6. BUYERS PREMIUM AND VALUE ADDED TAX
The Buyer shall pay a 15% premium on the purchase price of each lot sold (such premium used to defer the costs of sale) together with the value added tax at the current rate (17.5%) on the purchase price of each lot and on the premium.
7. TITLE & RISK
a. Legal and equitable title to the Goods will not pass to the Buyer until the later of the price for the Goods having been paid in full (together with any applicable costs of transport and storage following the sale) and the Buyer having removed the Goods from the Site.
b. All Goods sold shall be the sole responsibility and at the risk of the Buyer from the acceptance of the bid, even if the Vendors or Wyles Hardy & Co Ltd move the Goods on or from the Premises. In no circumstances will Wyles Hardy & Co Ltd, the Auctioneers or the Vendors be held responsible if any Lot or part thereof is lost, stolen, damaged or destroyed after the acceptance of the bid. Buyers are therefore advised to effect immediate and adequate insurance cover.
c. Wyles Hardy & Co Ltd is acting as agent for the Vendors and does not own the Goods itself, nor does Wyles Hardy & Co Ltd warrant the Vendors' title to any Goods sold. The Vendors transfer the Goods with such title as it has.
8. CLEARANCE
a. Removal of the Goods from the Site shall be the responsibility of the Buyer, who shall remove the Goods on or before the date specified in the Notices to Purchasers having made prior arrangements so to do with Wyles Hardy & Co Ltd.
b. The Buyer will be responsible for obtaining at its own expense all necessary labour and plant for the removal of the Goods. Where the Vendors or Wyles Hardy & Co Ltd give assistance to the Buyer in connection with such removal, such assistance is given entirely at the Buyer's risk.
c. The Buyer will indemnify and keep indemnified the Vendors and Wyles Hardy & Co Ltd against all liability, loss, damage, injury or death howsoever and by whomsoever caused to the Site or anything or person therein or thereupon arising from or in the course of the removal of the Goods.
d. The buyer has no right to anything which is not detailed or described in the auction catalogue.
e. In accordance with the Health and Safety at Work Regulations the buyer may be required to provide a method statement and/or risk assessment for approval by the Vendors and Vendors’ agent prior to the removal of any lots.
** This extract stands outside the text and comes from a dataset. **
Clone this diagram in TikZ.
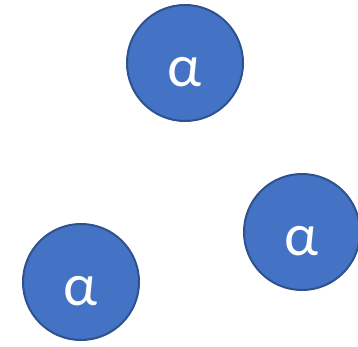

Please refer to the Specific Notices to Purchasers.
9. DEFAULT BY BUYER
a. If the Buyer fails for whatever reason to either pay for or remove the Goods on or before the date specified in the Notices to Purchases, the Vendors will be entitled to rescind the Contract forthwith without incurring any liability whatsoever to the Buyer and upon such rescission the following provisions will apply:
a. Any sums paid by the Buyer towards the purchase price will be forfeited to the Vendors.
b. The Vendors will be entitled to resell the Goods publicly or privately but the Vendors shall not be liable to account to the Buyer in the event of a resale at a higher price than the price contracted to be paid by the Buyer.
c. The Buyer will be liable for all liabilities, losses, damages, costs and expenses whatsoever suffered by the Vendors or Wyles Hardy & Co Ltd as a result of the failure to remove the Goods by the required date or arising from the resale of the Goods provided that any sums forfeited to the Vendors under the foregoing provisions will be credited against such liability, loss, damage, cost or expense but further that if such liability, loss, damage, cost or expense is less than the sums forfeited the Vendors shall be under no obligation to make any refund to the Buyer for any such items.
d. If the Vendors or Wyles Hardy & Co Ltd reasonably consider damage is likely to occur in removing the Goods from the Site, the Buyer may be required to deposit such sum of money by way of security for the costs of reinstating the Site as the Vendors or Wyles Hardy & Co Ltd in their absolute discretion may think fit. If the Buyer refuses to deposit such money the Vendors may refuse the Buyer access to the Site for the purpose of removing the Goods and the Buyer will be deemed to be in default.
10. GENERAL
a. Neither the Vendors nor Wyles Hardy & Co Ltd shall be liable to the Buyer for any delay in or failure to perform its obligations as a result of any cause beyond its reasonable control.
b. Where the Buyer is more than one person the duties and obligations of the Buyer will be joint and several.
c. The Buyer will not be entitled to set off any sum due to the Vendors under the Contract against any sums due from or liability of the Vendors to the Buyer in respect of dealings between the Vendors and the Buyer prior to the date of the Contract.
d. The parties intend that Wyles Hardy & Co Ltd and the relevant Buyer, together with the Auctioneers, Vendors, receiver, administrator and liquidator may enforce their rights under these Conditions of Sale by Auction, pursuant to the Contracts (Rights of Third Parties) Act 1999.
e. These Conditions of Sale and the Contract shall be subject to and construed in accordance with English law and the parties hereto submit themselves to the jurisdiction of the English Court.